Le digo que yo también detesto a todos esos políticos pero, desgraciadamente, de ellos depende la extradición; y con extradición vigente, la única de todos nosotros que va a quedar ahí soy yo.

—Dios quiera que Barco sea más razonable que Betancur, porque si le da a Galán el ministerio de justicia, ¡no quiero ni pensar en la guerra que se va armar!

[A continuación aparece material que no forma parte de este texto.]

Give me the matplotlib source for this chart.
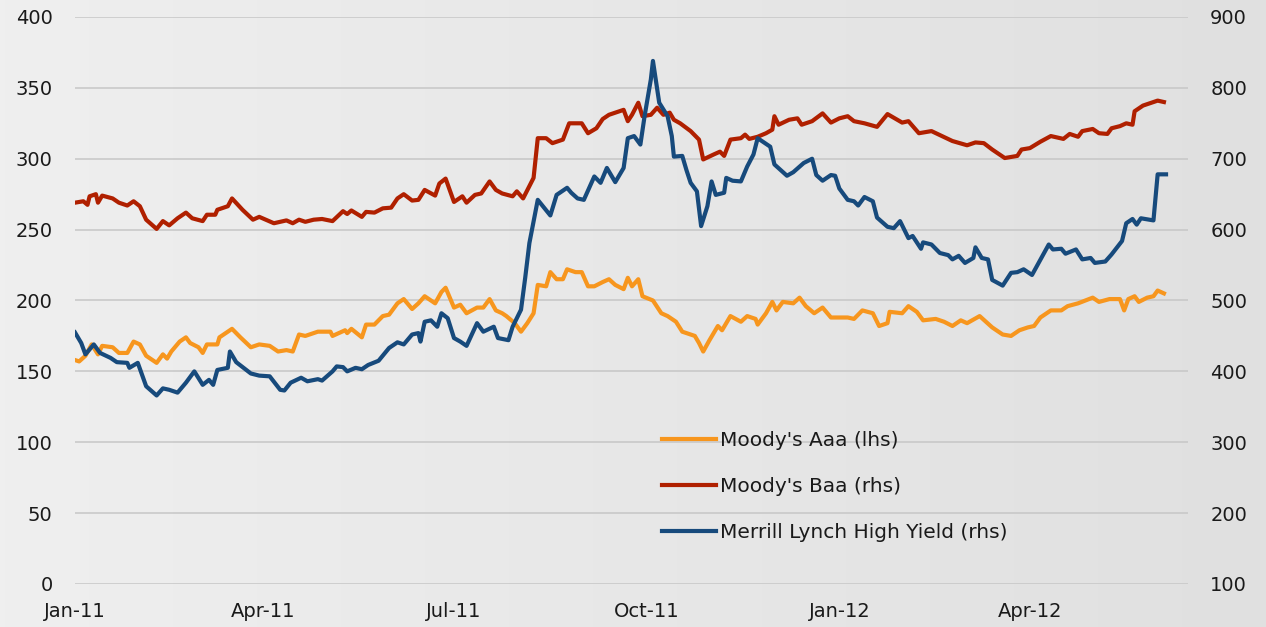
import numpy as np
import pandas as pd
import matplotlib
matplotlib.use('Agg')
import matplotlib.pyplot as plt
import matplotlib.dates as mdates

# days since 1 Jan 2011 and spread values (bp)
aaa_days = [0, 2, 5, 8, 11, 13, 18, 21, 25, 28, 31, 34, 39, 42, 44, 46, 50, 53, 55, 59, 61, 63, 68, 69, 75, 79,
            84, 88, 93, 97, 101, 104, 107, 110, 116, 122, 123, 129, 130, 132, 137, 139, 143, 147, 150, 154, 157,
            161, 164, 167, 172, 175, 177, 181, 184, 187, 192, 195, 198, 201, 204, 206, 210, 213, 216, 219, 221,
            225, 227, 230, 233, 235, 239, 242, 245, 248, 252, 255, 258, 262, 264, 266, 269, 271, 276, 280, 283,
            287, 290, 294, 296, 298, 300, 303, 307, 309, 313, 318, 321, 325, 326, 330, 333, 335, 338, 343, 346,
            349, 353, 357, 361, 365, 369, 372, 376, 381, 384, 388, 389, 395, 398, 402, 405, 411, 415, 419, 423,
            426, 432, 438, 443, 447, 451, 455, 458, 461, 466, 471, 474, 479, 486, 489, 494, 499, 501, 503, 506,
            508, 512, 515, 517, 520]
aaa_vals = [158, 157, 161, 169, 162, 168, 167, 163, 163, 171, 169, 161, 156, 162, 159, 164, 171, 174, 170, 167,
            163, 169, 169, 174, 180, 174, 167, 169, 168, 164, 165, 164, 176, 175, 178, 178, 175, 179, 177, 180,
            174, 183, 183, 189, 190, 198, 201, 194, 198, 203, 198, 206, 209, 195, 197, 191, 195, 195, 201, 193,
            191, 189, 184, 178, 184, 191, 211, 210, 220, 215, 215, 222, 220, 220, 210, 210, 213, 215, 211, 208,
            216, 210, 215, 203, 200, 191, 189, 185, 178, 176, 175, 170, 164, 172, 182, 179, 189, 185, 189, 187,
            183, 191, 199, 193, 199, 198, 202, 196, 191, 195, 188, 188, 188, 187, 193, 191, 182, 184, 192, 191,
            196, 192, 186, 187, 185, 182, 186, 184, 189, 181, 176, 175, 179, 181, 182, 188, 193, 193, 196, 198,
            202, 199, 201, 201, 193, 201, 203, 199, 202, 203, 207, 205]

baa_days = [0, 4, 6, 7, 10, 11, 13, 18, 21, 25, 28, 31, 34, 39, 42, 45, 49, 53, 56, 61, 63, 67, 68, 73, 75, 80,
            85, 88, 95, 101, 104, 107, 110, 114, 118, 123, 128, 130, 132, 137, 139, 143, 147, 151, 154, 157, 161,
            164, 167, 172, 174, 177, 181, 185, 187, 191, 194, 198, 201, 204, 209, 211, 214, 219, 221, 225, 228,
            233, 236, 242, 245, 249, 252, 255, 262, 264, 266, 269, 271, 275, 278, 281, 284, 286, 289, 294, 298,
            300, 305, 308, 310, 313, 318, 320, 322, 326, 330, 333, 334, 336, 341, 345, 347, 352, 357, 361, 365,
            369, 372, 377, 383, 388, 395, 398, 403, 409, 414, 419, 426, 430, 434, 438, 444, 450, 452, 456, 461,
            466, 472, 475, 479, 481, 486, 489, 493, 495, 499, 502, 505, 506, 510, 514, 517, 520]
baa_vals = [638, 640, 635, 647, 650, 638, 648, 644, 638, 634, 640, 633, 614, 601, 612, 606, 616, 624, 616, 612,
            621, 621, 628, 633, 644, 628, 614, 618, 609, 613, 609, 614, 611, 614, 615, 612, 626, 622, 627, 618,
            625, 624, 630, 631, 644, 650, 641, 642, 656, 648, 665, 672, 639, 647, 638, 649, 651, 668, 656, 651,
            647, 654, 644, 673, 729, 729, 722, 727, 750, 750, 736, 743, 756, 762, 769, 753, 762, 779, 760, 762,
            772, 762, 765, 755, 750, 739, 727, 699, 706, 710, 704, 727, 729, 734, 728, 731, 736, 741, 760, 748,
            755, 757, 748, 753, 764, 751, 757, 760, 753, 750, 745, 763, 751, 753, 736, 739, 732, 725, 719, 723,
            722, 713, 701, 704, 713, 715, 724, 732, 728, 735, 731, 739, 742, 736, 735, 743, 746, 750, 748, 767,
            775, 779, 782, 780]

hy_days = [0, 3, 5, 9, 12, 17, 20, 25, 26, 30, 34, 39, 42, 45, 49, 53, 57, 61, 64, 66, 68, 73, 74, 77, 84, 88,
           93, 98, 100, 103, 108, 111, 116, 118, 123, 125, 128, 130, 134, 137, 140, 145, 150, 154, 157, 161, 164,
           165, 167, 170, 173, 175, 178, 181, 184, 187, 192, 195, 200, 202, 207, 209, 213, 215, 217, 221, 224,
           227, 230, 235, 237, 240, 243, 248, 251, 254, 258, 262, 264, 267, 270, 272, 275, 276, 279, 283, 285,
           286, 290, 292, 294, 297, 299, 302, 304, 306, 310, 311, 314, 318, 321, 324, 326, 332, 334, 340, 343,
           348, 352, 354, 357, 361, 363, 365, 369, 372, 374, 377, 381, 383, 388, 391, 394, 398, 400, 404, 405,
           409, 413, 417, 419, 422, 425, 429, 430, 433, 436, 438, 443, 447, 450, 453, 457, 465, 467, 471, 473,
           478, 481, 485, 487, 492, 495, 500, 502, 505, 507, 509, 515, 517, 521]
hy_vals = [455, 440, 424, 438, 426, 419, 413, 412, 405, 412, 379, 366, 376, 374, 370, 384, 400, 381, 388, 381,
           402, 405, 428, 413, 397, 394, 393, 374, 373, 384, 391, 386, 389, 387, 400, 407, 406, 400, 405, 403,
           409, 415, 433, 441, 438, 452, 454, 442, 470, 472, 463, 482, 475, 447, 442, 436, 468, 456, 463, 447,
           444, 463, 487, 532, 581, 642, 631, 620, 649, 659, 652, 644, 642, 675, 666, 687, 667, 687, 729, 732,
           720, 760, 812, 838, 779, 760, 732, 703, 704, 684, 666, 654, 605, 633, 668, 649, 652, 673, 669, 668,
           689, 706, 729, 717, 692, 676, 681, 694, 700, 677, 669, 677, 676, 658, 642, 640, 634, 646, 640, 617,
           604, 602, 612, 588, 591, 573, 582, 579, 567, 564, 558, 563, 553, 560, 575, 560, 558, 529, 521, 539,
           540, 544, 536, 579, 572, 573, 566, 572, 558, 560, 553, 555, 565, 584, 609, 615, 607, 616, 613, 678,
           678]

series_names = ["Moody's Aaa (lhs)", "Moody's Baa (rhs)", "Merrill Lynch High Yield (rhs)"]
series_colors = ['#f7961e', '#b02000', '#174a7c']
start = pd.Timestamp('2011-01-01')

def to_dates(days):
    return start + pd.to_timedelta(days, unit='D')

fig = plt.figure(figsize=(12.66, 6.27), dpi=100)

# soft grey background, a bit darker to the right
bg = fig.add_axes([0, 0, 1, 1], zorder=-5)
grad = np.linspace(0, 1, 256).reshape(1, -1)
bg.imshow(grad, aspect='auto', cmap=matplotlib.colors.LinearSegmentedColormap.from_list('bg', ['#efefef', '#e0e0e0']),
          extent=[0, 1, 0, 1])
bg.axis('off')

ax = fig.add_axes([0.0592, 0.0686, 0.8792, 0.9043])
ax.set_facecolor('none')
ax2 = ax.twinx()

l1, = ax.plot(to_dates(aaa_days), aaa_vals, color=series_colors[0], lw=3.0, label=series_names[0],
              solid_joinstyle='round')
l2, = ax2.plot(to_dates(baa_days), baa_vals, color=series_colors[1], lw=3.0, label=series_names[1],
               solid_joinstyle='round')
l3, = ax2.plot(to_dates(hy_days), hy_vals, color=series_colors[2], lw=3.0, label=series_names[2],
               solid_joinstyle='round')

ax.set_ylim(0, 400)
ax2.set_ylim(100, 900)
ax.set_yticks(range(0, 401, 50))
ax2.set_yticks(range(100, 901, 100))
ax.set_xlim(start, start + pd.Timedelta(days=531.5))
ax.xaxis.set_major_locator(mdates.MonthLocator(bymonth=[1, 4, 7, 10]))
ax.xaxis.set_major_formatter(mdates.DateFormatter('%b-%y'))

ax.grid(axis='y', color='#c6c6c6', lw=1.1)
ax.set_axisbelow(True)
for a in (ax, ax2):
    for s in a.spines.values():
        s.set_visible(False)
    a.tick_params(length=0, labelsize=14, labelcolor='#1a1a1a')
ax.tick_params(axis='y', pad=16)
ax2.tick_params(axis='y', pad=16)
ax.tick_params(axis='x', pad=13)

leg = ax2.legend(handles=[l1, l2, l3], loc='upper left', bbox_to_anchor=(0.511, 0.302), frameon=False,
                 fontsize=14.5, handlelength=2.7, handletextpad=0.2, labelspacing=1.35)
for t in leg.get_texts():
    t.set_color('#1a1a1a')

plt.savefig('out.png', dpi=100, facecolor=fig.get_facecolor())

Y me pongo a admirar aquellos cientos de anillos que refulgen en una interminable sucesión de bandejas de terciopelo negro de treinta por cuarenta centímetros. Es evidente que Gustavo prefiere los diamantes a las neveras con fajos de efectivo y a las canecas bajo tierra. Nunca he ambicionado joyas ni pinturas valiosísimas, pero mientras contemplo todo aquello no dejo de preguntarme con una cierta tristeza por qué, si la leyenda dice que «los diamantes son para siempre», ese otro hombre con tres mil millones de dólares que está ahí afuera, y que dice amarme, desearme y necesitarme tanto, nunca me ha dicho que escoja uno. Solamente uno.